Three sets of eyes bored a hole in me. I read in their glares that if I screwed up, I was going to get stomped. I started to sweat profusely but tried to will it away, knowing that moist fingers handling small LEGO pieces could surely lead to my untimely death. To make matters worse, $20 was offered to the team that produced the most units minus any defects. To these guys, that might as well have been $1 million, and they were counting on me to deliver the goods…or else.
The pieces started flying at me, fast. My job was to snap on two top pieces, then place the assembled structures in the done pile. I started off okay, but then I started dropping pieces. I watched as the semi-assembled structures started to pile up – I was creating a bottleneck! My teammate, Technician #2, realized this and started to help me with my backlog. Of course, that drew him off his task and put him behind, too. I started envisioning bike chain whippings and axe handle beatings from this crew as more pieces spilled clumsily from my fingers. I was the last cog in this wheel, Technician #3, and so I was surely going to take the brunt of the blame.
Realizing I wanted to live, I got my act together quickly and started to catch up. When time was called and units were tallied, our team came out on top and won the $20. My teammates whooped it up, held the double sawbuck in the air and high-fived each other. But I was notably absent from the celebration, a puddle of spent nerves under the table.
The event was PPG Green Belt Training. The location was Driver’s Village Collision Center in Syracuse, New York. The task was a LEGO building exercise meant to reinforce the principles of lean manufacturing and the differences between a “pushing” system and a “pulling” system.
“A practical pulling system in collision will limit inventory from building up,” said Jim Berkey, director, Business Solutions for PPG. “A pulling system is all about producing only what is needed to replenish what has been used or proceeded.”
Around the conference room in which the training was held were diagrams and words of wisdom relating to lean. Concepts like 5S (Sort, Simplify, Systemize, Standardize, Sustain), takt time, continuous flow, variations and buffers were discussed. Other insights were doled out:
• Overproduction has no value.
• When in doubt, throw it out – sort what’s needed from what’s not.
• The less variation, the better things flow.
• Any time you take on too much, you hurt yourself. If you build a lean system, you may have to cherry-pick jobs. Take all of the stuff your machine doesn’t like and give it to other shops. (Unthinkable in this market, right?)
And somehow it all made sense when we saw a video of a person who was trying to get a hiking group he was in charge of to reach its destination in the allotted time. One hiker was lagging behind, which slowed the whole group down. The initial solution was to put the slow hiker first, but that just created a bottleneck and uneven gaps between hikers.

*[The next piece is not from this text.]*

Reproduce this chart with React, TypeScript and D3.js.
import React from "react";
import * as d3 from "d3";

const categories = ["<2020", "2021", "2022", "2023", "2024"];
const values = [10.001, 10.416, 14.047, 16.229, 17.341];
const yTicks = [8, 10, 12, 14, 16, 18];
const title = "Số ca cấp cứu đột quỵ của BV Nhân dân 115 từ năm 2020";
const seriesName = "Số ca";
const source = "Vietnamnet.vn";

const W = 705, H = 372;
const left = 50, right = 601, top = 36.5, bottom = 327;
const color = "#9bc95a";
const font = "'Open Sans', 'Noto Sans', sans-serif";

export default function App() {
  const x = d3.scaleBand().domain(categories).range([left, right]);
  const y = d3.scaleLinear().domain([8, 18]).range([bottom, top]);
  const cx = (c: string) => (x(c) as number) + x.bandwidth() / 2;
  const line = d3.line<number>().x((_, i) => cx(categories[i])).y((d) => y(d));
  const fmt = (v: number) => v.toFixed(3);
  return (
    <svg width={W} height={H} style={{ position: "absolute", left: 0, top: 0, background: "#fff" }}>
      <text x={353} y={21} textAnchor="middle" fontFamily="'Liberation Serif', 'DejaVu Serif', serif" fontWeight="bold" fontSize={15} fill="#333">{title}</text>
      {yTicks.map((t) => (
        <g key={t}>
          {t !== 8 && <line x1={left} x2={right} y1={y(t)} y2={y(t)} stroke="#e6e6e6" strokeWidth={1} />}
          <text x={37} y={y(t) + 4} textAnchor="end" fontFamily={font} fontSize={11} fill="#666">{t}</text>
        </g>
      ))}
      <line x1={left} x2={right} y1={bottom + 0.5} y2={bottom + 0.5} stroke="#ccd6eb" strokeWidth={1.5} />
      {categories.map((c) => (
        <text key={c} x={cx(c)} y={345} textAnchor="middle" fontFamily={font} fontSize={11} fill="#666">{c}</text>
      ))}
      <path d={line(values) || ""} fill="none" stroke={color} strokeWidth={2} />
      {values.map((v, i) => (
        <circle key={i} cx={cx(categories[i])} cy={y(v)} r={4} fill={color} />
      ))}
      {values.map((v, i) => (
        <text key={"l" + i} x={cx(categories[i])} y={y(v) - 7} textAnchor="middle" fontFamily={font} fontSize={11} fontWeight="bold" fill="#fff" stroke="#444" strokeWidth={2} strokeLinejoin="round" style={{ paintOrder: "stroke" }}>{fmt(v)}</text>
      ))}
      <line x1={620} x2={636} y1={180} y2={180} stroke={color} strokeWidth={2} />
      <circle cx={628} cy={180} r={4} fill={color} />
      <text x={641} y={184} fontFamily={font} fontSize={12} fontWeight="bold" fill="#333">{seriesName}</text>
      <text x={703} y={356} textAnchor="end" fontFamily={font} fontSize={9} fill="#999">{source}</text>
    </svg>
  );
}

Finally, it was determined that the reason the hiker was dragging was because his backpack was too heavy, so items were taken out and distributed among the team. Soon, the hikers were whisking along at an acceptable pace.
At one point, it dawned on me what was most remarkable about this gathering: absolutely no one complained about insurers. Instead, everyone was razor-focused on building a better business machine. And I found that refreshing.
If you haven’t yet attended one of these training sessions, whether it be put on by PPG, Sherwin-Williams, AkzoNobel, BASF or DuPont, I highly recommend you do. It’s good to step away from your business, take an honest assessment of it and more clearly see where waste and inefficiency lie. It’s not going to solve all of the industry’s problems, but it will allow you to fine-tune the one thing you indisputably control.